** begin **
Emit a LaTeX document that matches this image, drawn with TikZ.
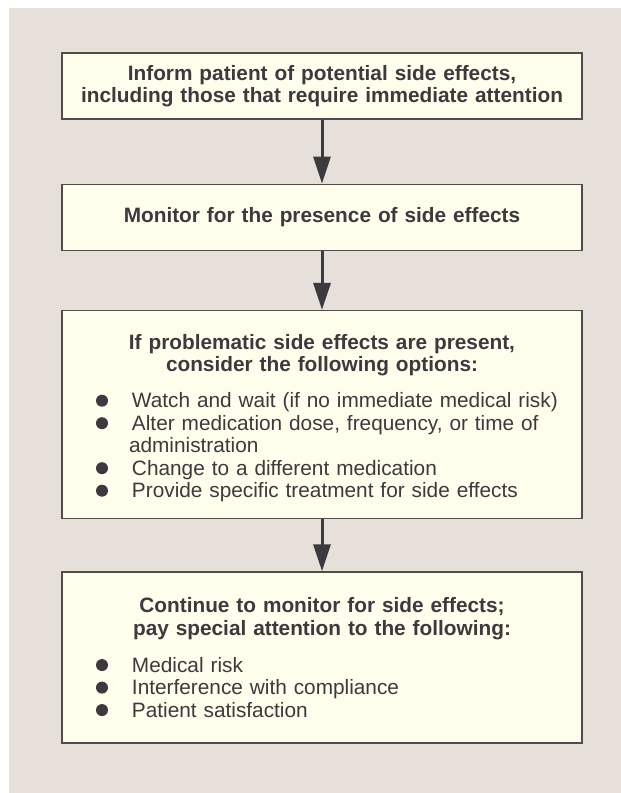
\documentclass[tikz,border=0pt]{standalone}
\usepackage{fontspec}
\setmainfont{Liberation Sans}
\usetikzlibrary{arrows.meta,positioning}

\definecolor{bgbeige}{HTML}{E7DFD9}
\definecolor{boxfill}{HTML}{FFFDEB}
\definecolor{boxline}{HTML}{4F4C4A}
\definecolor{textgray}{HTML}{3B3A3F}

% one bullet line, and the wrapped rest of a bullet line
\newcommand{\opt}[1]{\par\noindent\makebox[70pt][l]{\hspace*{34pt}\tikz[baseline=0pt]\fill[textgray] (0pt,7pt) circle (6pt);}#1}
\newcommand{\optcont}[1]{\par\noindent\hspace*{67pt}#1}

\begin{document}
\begin{tikzpicture}[x=1pt,y=1pt,-{Triangle[length=27pt,width=17pt]},
                    line width=3pt,draw=textgray,color=textgray]
  \tikzstyle{box}=[draw=boxline,fill=boxfill,line width=1.3pt,text=textgray,
                   minimum width=520pt,text width=520pt,inner xsep=0pt,inner ysep=0pt,
                   font=\fontsize{20.8}{22.5}\selectfont]

  \useasboundingbox (0,0) rectangle (621,-793);
  \fill[bgbeige] (9,-8) rectangle (623,-795);

  \node[box,minimum height=66pt,align=center,font=\fontsize{20.8}{22.5}\selectfont\bfseries]
    (inform) at (322,-86)
    {Inform patient of potential side effects,\\including those that require immediate attention};
  \node[box,minimum height=66pt,align=center,font=\fontsize{20.8}{22.5}\selectfont\bfseries]
    (monitor) [below=64pt of inform]
    {Monitor for the presence of side effects};
  \node[box,minimum height=208pt,align=left] (options) [below=59pt of monitor]
    {{\centering\bfseries\rule{0pt}{22pt}If problematic side effects are present,\\consider the following options:\par}
     \vspace{13.5pt}
     \opt{Watch and wait (if no immediate medical risk)}
     \opt{Alter medication dose, frequency, or time of}
     \optcont{administration}
     \opt{Change to a different medication}
     \opt{Provide specific treatment for side effects}};
  \node[box,minimum height=171pt,align=left] (continue) [below=52pt of options]
    {{\centering\bfseries Continue to monitor for side effects;\\pay special attention to the following:\par}
     \vspace{14.5pt}
     \opt{Medical risk}
     \opt{Interference with compliance}
     \opt{Patient satisfaction}};

  \path (inform)  edge (monitor)
        (monitor) edge (options)
        (options) edge (continue);
\end{tikzpicture}
\end{document}
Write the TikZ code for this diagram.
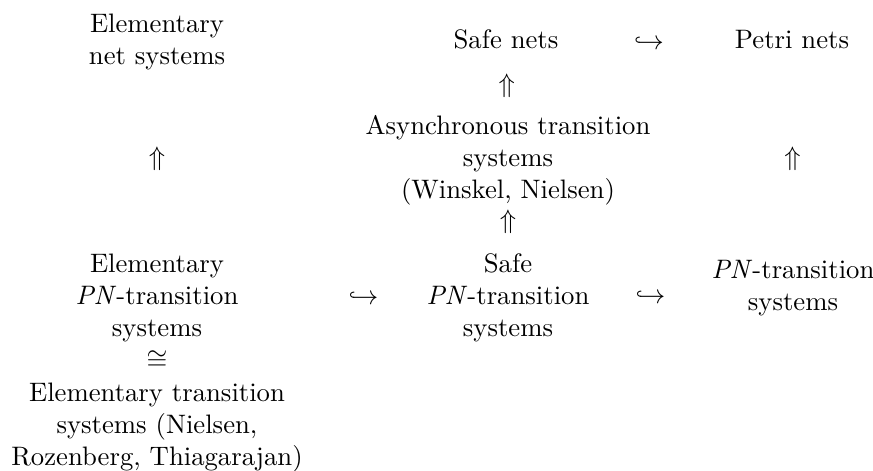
\documentclass[tikz,border=0pt]{standalone}
\tikzstyle{every node}+=[inner sep=0pt]
\tikzstyle{txt}=[align=center,anchor=north]

\begin{document}
\begin{tikzpicture}[x=0.3745pt,y=-0.3745pt]
	\useasboundingbox (0,0) rectangle (873,470);
	% top row
	\node[txt] (ens) at (157,13.5) {Elementary\\net systems};
	\node[txt] (safe) at (506,29.5) {Safe nets};
	\node[txt] (petri) at (792,29.8) {Petri nets};
	\node[txt] (async) at (508,114.5) {Asynchronous transition\\systems\\(Winskel, Nielsen)};
	% bottom row
	\node[txt] (epn) at (157,253.5) {Elementary\\\textit{PN}-transition\\systems};
	\node[txt] (ets) at (157,382.5) {Elementary transition\\systems (Nielsen,\\Rozenberg, Thiagarajan)};
	\node[txt] (spn) at (508,253.5) {Safe\\\textit{PN}-transition\\systems};
	\node[txt] (pn) at (793,259.8) {\textit{PN}-transition\\systems};
	% relations
	\path (safe.mid) -- node {$\hookrightarrow$} (petri.mid);
	\path (async) -- node[pos=0.44] {$\Uparrow$} (safe);
	\path (spn) -- node[pos=0.65] {$\Uparrow$} (async);
	\path (epn) -- node[pos=0.52] {$\Uparrow$} (ens);
	\path (pn) -- node[pos=0.48] {$\Uparrow$} (petri);
	\path (epn) -- node[pos=0.666] {$\hookrightarrow$} (spn);
	\path (spn) -- node[yshift=-1.5pt] {$\hookrightarrow$} (pn);
	\path (epn) -- node[pos=0.44] {$\cong$} (ets);
\end{tikzpicture}
\end{document}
** end **
WHAT YOU SHOULD DO
Transcribe all of the material exactly, leaving out whatever pictures it contains.

EXERCISE ANSWER
Emit a LaTeX document that matches this image, drawn with TikZ.
\documentclass[tikz,border=0pt]{standalone}
\usepackage{fontspec}
\setmainfont{Liberation Sans}
\usetikzlibrary{arrows.meta,positioning}

\definecolor{bgbeige}{HTML}{E7DFD9}
\definecolor{boxfill}{HTML}{FFFDEB}
\definecolor{boxline}{HTML}{4F4C4A}
\definecolor{textgray}{HTML}{3B3A3F}

% one bullet line, and the wrapped rest of a bullet line
\newcommand{\opt}[1]{\par\noindent\makebox[70pt][l]{\hspace*{34pt}\tikz[baseline=0pt]\fill[textgray] (0pt,7pt) circle (6pt);}#1}
\newcommand{\optcont}[1]{\par\noindent\hspace*{67pt}#1}

\begin{document}
\begin{tikzpicture}[x=1pt,y=1pt,-{Triangle[length=27pt,width=17pt]},
                    line width=3pt,draw=textgray,color=textgray]
  \tikzstyle{box}=[draw=boxline,fill=boxfill,line width=1.3pt,text=textgray,
                   minimum width=520pt,text width=520pt,inner xsep=0pt,inner ysep=0pt,
                   font=\fontsize{20.8}{22.5}\selectfont]

  \useasboundingbox (0,0) rectangle (621,-793);
  \fill[bgbeige] (9,-8) rectangle (623,-795);

  \node[box,minimum height=66pt,align=center,font=\fontsize{20.8}{22.5}\selectfont\bfseries]
    (inform) at (322,-86)
    {Inform patient of potential side effects,\\including those that require immediate attention};
  \node[box,minimum height=66pt,align=center,font=\fontsize{20.8}{22.5}\selectfont\bfseries]
    (monitor) [below=64pt of inform]
    {Monitor for the presence of side effects};
  \node[box,minimum height=208pt,align=left] (options) [below=59pt of monitor]
    {{\centering\bfseries\rule{0pt}{22pt}If problematic side effects are present,\\consider the following options:\par}
     \vspace{13.5pt}
     \opt{Watch and wait (if no immediate medical risk)}
     \opt{Alter medication dose, frequency, or time of}
     \optcont{administration}
     \opt{Change to a different medication}
     \opt{Provide specific treatment for side effects}};
  \node[box,minimum height=171pt,align=left] (continue) [below=52pt of options]
    {{\centering\bfseries Continue to monitor for side effects;\\pay special attention to the following:\par}
     \vspace{14.5pt}
     \opt{Medical risk}
     \opt{Interference with compliance}
     \opt{Patient satisfaction}};

  \path (inform)  edge (monitor)
        (monitor) edge (options)
        (options) edge (continue);
\end{tikzpicture}
\end{document}
Write the TikZ code for this diagram.
\documentclass[tikz,border=0pt]{standalone}
\tikzstyle{every node}+=[inner sep=0pt]
\tikzstyle{txt}=[align=center,anchor=north]

\begin{document}
\begin{tikzpicture}[x=0.3745pt,y=-0.3745pt]
	\useasboundingbox (0,0) rectangle (873,470);
	% top row
	\node[txt] (ens) at (157,13.5) {Elementary\\net systems};
	\node[txt] (safe) at (506,29.5) {Safe nets};
	\node[txt] (petri) at (792,29.8) {Petri nets};
	\node[txt] (async) at (508,114.5) {Asynchronous transition\\systems\\(Winskel, Nielsen)};
	% bottom row
	\node[txt] (epn) at (157,253.5) {Elementary\\\textit{PN}-transition\\systems};
	\node[txt] (ets) at (157,382.5) {Elementary transition\\systems (Nielsen,\\Rozenberg, Thiagarajan)};
	\node[txt] (spn) at (508,253.5) {Safe\\\textit{PN}-transition\\systems};
	\node[txt] (pn) at (793,259.8) {\textit{PN}-transition\\systems};
	% relations
	\path (safe.mid) -- node {$\hookrightarrow$} (petri.mid);
	\path (async) -- node[pos=0.44] {$\Uparrow$} (safe);
	\path (spn) -- node[pos=0.65] {$\Uparrow$} (async);
	\path (epn) -- node[pos=0.52] {$\Uparrow$} (ens);
	\path (pn) -- node[pos=0.48] {$\Uparrow$} (petri);
	\path (epn) -- node[pos=0.666] {$\hookrightarrow$} (spn);
	\path (spn) -- node[yshift=-1.5pt] {$\hookrightarrow$} (pn);
	\path (epn) -- node[pos=0.44] {$\cong$} (ets);
\end{tikzpicture}
\end{document}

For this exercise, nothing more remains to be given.